Good stories have clear characterization, character being defines as desire, drive, ability, compassion and perspective all of which change over a lifetime. Here’s a simple example of those changes from my own family history. I’ve been thinking about this lately as I ponder my upcoming knee replacement.
Philo Howard, my mother’s brother, was a frank, funny, energetic man. At sixteen, he ran away to Canada from his home in Houston. There, he lied about his age and joined the Canadian Royal Air Force to fight in WWII, which the US had not yet entered. His whereabouts were determined by my dad’s mother who read an article in the Houston paper listing Texas volunteers. Uncle Philo was returned to the bosom of his family forthwith. Several years later he enlisted in the American Air Corps and flew P-51s over Europe.

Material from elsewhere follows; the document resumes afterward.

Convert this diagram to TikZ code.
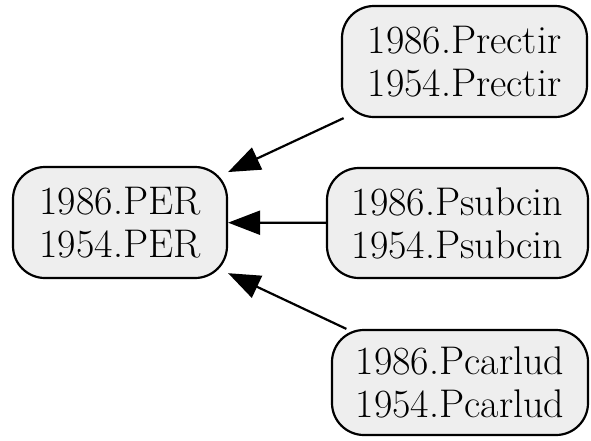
\documentclass[tikz,border=0pt]{standalone}
\usetikzlibrary{arrows.meta}
\definecolor{boxfill}{HTML}{EEEEEE}
\begin{document}
\begin{tikzpicture}[x=1pt,y=-1pt,
  box/.style={draw=black, line width=2.2pt, fill=boxfill, rounded corners=32pt,
    align=center, inner sep=0pt, font=\rmfamily\fontsize{40}{43}\selectfont},
  link/.style={line width=2.2pt, -{Triangle[length=32pt,width=24pt]}}]
\useasboundingbox (0,0) rectangle (591,440);
\node[box, minimum width=214pt, minimum height=111pt] (per) at (120,222.5) {1986.PER\\1954.PER};
\node[box, minimum width=245pt, minimum height=111pt] (prec) at (464.5,61.5) {1986.Prectir\\1954.Prectir};
\node[box, minimum width=261pt, minimum height=110pt] (psub) at (457.5,223) {1986.Psubcin\\1954.Psubcin};
\node[box, minimum width=256pt, minimum height=105pt] (pcar) at (460,382.5) {1986.Pcarlud\\1954.Pcarlud};
\draw[link] (prec) -- (per);
\draw[link] (psub) -- (per);
\draw[link] (pcar) -- (per);
\end{tikzpicture}
\end{document}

My family had a party in Houston in 2003 to celebrate what would have been my late father’s 100th birthday. My uncle, who recently had his pacemaker replaced, couldn’t make the party. He emailed me this tribute to be read at the celebration. My dad, Judge Wilmer Hunt, was nearly twenty-years his senior. To his great sorrow he was denied military service due to his age, very flat feet and a knee injured by my mother. (That’s another story.) The setting of Philo’s account is the rich farmland of eastern Texas in the 50’s. By prison, my uncle was referring to a pea farm, as they were called back then. They were minimum security prisons where inmates grew food for the prison system.
Wilmer was my favorite, because he liked to fish and many times took me along. One time he took me to Kemah and we got in a small skiff and towed [it] out to the middle of the bay for four hours. I was always a little hyper, and I almost jumped out of the boat after about an hour. Wilmer seeing this, started telling me stories. As I remember, this calmed me down a bit and I caught some fish.
Being a Judge he had access to a prison and one near Brazoria had a great fishing pond. He and I went there about three times. It seemed I always ended up having to carry a small Outboard motor from the parking lot to the lake each time. I asked him why, and he said “when you are my age you will understand.”